##### DATA LINES

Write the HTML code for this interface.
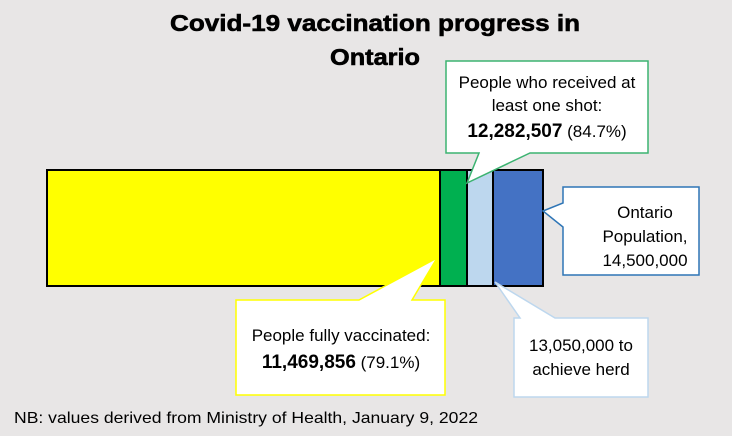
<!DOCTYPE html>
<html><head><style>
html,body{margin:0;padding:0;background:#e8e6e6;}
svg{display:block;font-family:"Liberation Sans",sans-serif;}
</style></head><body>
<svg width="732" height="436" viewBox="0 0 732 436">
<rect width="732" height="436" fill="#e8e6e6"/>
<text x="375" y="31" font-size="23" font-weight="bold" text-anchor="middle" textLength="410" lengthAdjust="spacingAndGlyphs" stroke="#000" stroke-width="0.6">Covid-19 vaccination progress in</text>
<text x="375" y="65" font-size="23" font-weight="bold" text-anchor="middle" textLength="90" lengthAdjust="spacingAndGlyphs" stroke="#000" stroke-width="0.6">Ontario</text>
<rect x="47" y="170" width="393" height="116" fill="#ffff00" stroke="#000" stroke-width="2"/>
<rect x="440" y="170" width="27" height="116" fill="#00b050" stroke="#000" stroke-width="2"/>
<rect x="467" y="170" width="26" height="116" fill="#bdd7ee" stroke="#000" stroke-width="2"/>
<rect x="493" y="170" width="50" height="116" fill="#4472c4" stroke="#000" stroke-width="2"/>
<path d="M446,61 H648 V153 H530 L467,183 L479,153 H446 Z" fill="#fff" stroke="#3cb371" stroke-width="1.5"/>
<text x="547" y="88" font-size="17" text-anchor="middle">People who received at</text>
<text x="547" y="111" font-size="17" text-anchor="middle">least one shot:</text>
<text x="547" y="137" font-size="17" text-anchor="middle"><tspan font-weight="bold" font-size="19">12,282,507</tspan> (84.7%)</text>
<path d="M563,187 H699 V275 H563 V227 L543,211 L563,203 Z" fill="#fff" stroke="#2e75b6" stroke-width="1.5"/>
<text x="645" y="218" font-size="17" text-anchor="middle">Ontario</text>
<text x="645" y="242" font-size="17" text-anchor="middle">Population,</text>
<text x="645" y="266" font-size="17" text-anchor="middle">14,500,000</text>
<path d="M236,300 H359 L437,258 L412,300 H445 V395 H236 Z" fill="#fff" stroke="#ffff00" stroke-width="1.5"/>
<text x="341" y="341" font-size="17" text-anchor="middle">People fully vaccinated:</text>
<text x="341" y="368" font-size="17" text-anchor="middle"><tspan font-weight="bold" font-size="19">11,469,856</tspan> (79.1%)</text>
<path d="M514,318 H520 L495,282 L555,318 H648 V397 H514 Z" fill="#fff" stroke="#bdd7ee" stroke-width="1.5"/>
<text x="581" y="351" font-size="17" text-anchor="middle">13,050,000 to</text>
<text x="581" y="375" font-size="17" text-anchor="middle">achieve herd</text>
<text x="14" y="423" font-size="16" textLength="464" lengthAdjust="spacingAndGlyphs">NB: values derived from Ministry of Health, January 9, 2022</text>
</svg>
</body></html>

##########

# WORK TO BE COMPLETED
Leave out the pictures and retype every line above exactly.

# EXERCISE ANSWER
Write the HTML code for this interface.
<!DOCTYPE html>
<html><head><style>
html,body{margin:0;padding:0;background:#e8e6e6;}
svg{display:block;font-family:"Liberation Sans",sans-serif;}
</style></head><body>
<svg width="732" height="436" viewBox="0 0 732 436">
<rect width="732" height="436" fill="#e8e6e6"/>
<text x="375" y="31" font-size="23" font-weight="bold" text-anchor="middle" textLength="410" lengthAdjust="spacingAndGlyphs" stroke="#000" stroke-width="0.6">Covid-19 vaccination progress in</text>
<text x="375" y="65" font-size="23" font-weight="bold" text-anchor="middle" textLength="90" lengthAdjust="spacingAndGlyphs" stroke="#000" stroke-width="0.6">Ontario</text>
<rect x="47" y="170" width="393" height="116" fill="#ffff00" stroke="#000" stroke-width="2"/>
<rect x="440" y="170" width="27" height="116" fill="#00b050" stroke="#000" stroke-width="2"/>
<rect x="467" y="170" width="26" height="116" fill="#bdd7ee" stroke="#000" stroke-width="2"/>
<rect x="493" y="170" width="50" height="116" fill="#4472c4" stroke="#000" stroke-width="2"/>
<path d="M446,61 H648 V153 H530 L467,183 L479,153 H446 Z" fill="#fff" stroke="#3cb371" stroke-width="1.5"/>
<text x="547" y="88" font-size="17" text-anchor="middle">People who received at</text>
<text x="547" y="111" font-size="17" text-anchor="middle">least one shot:</text>
<text x="547" y="137" font-size="17" text-anchor="middle"><tspan font-weight="bold" font-size="19">12,282,507</tspan> (84.7%)</text>
<path d="M563,187 H699 V275 H563 V227 L543,211 L563,203 Z" fill="#fff" stroke="#2e75b6" stroke-width="1.5"/>
<text x="645" y="218" font-size="17" text-anchor="middle">Ontario</text>
<text x="645" y="242" font-size="17" text-anchor="middle">Population,</text>
<text x="645" y="266" font-size="17" text-anchor="middle">14,500,000</text>
<path d="M236,300 H359 L437,258 L412,300 H445 V395 H236 Z" fill="#fff" stroke="#ffff00" stroke-width="1.5"/>
<text x="341" y="341" font-size="17" text-anchor="middle">People fully vaccinated:</text>
<text x="341" y="368" font-size="17" text-anchor="middle"><tspan font-weight="bold" font-size="19">11,469,856</tspan> (79.1%)</text>
<path d="M514,318 H520 L495,282 L555,318 H648 V397 H514 Z" fill="#fff" stroke="#bdd7ee" stroke-width="1.5"/>
<text x="581" y="351" font-size="17" text-anchor="middle">13,050,000 to</text>
<text x="581" y="375" font-size="17" text-anchor="middle">achieve herd</text>
<text x="14" y="423" font-size="16" textLength="464" lengthAdjust="spacingAndGlyphs">NB: values derived from Ministry of Health, January 9, 2022</text>
</svg>
</body></html>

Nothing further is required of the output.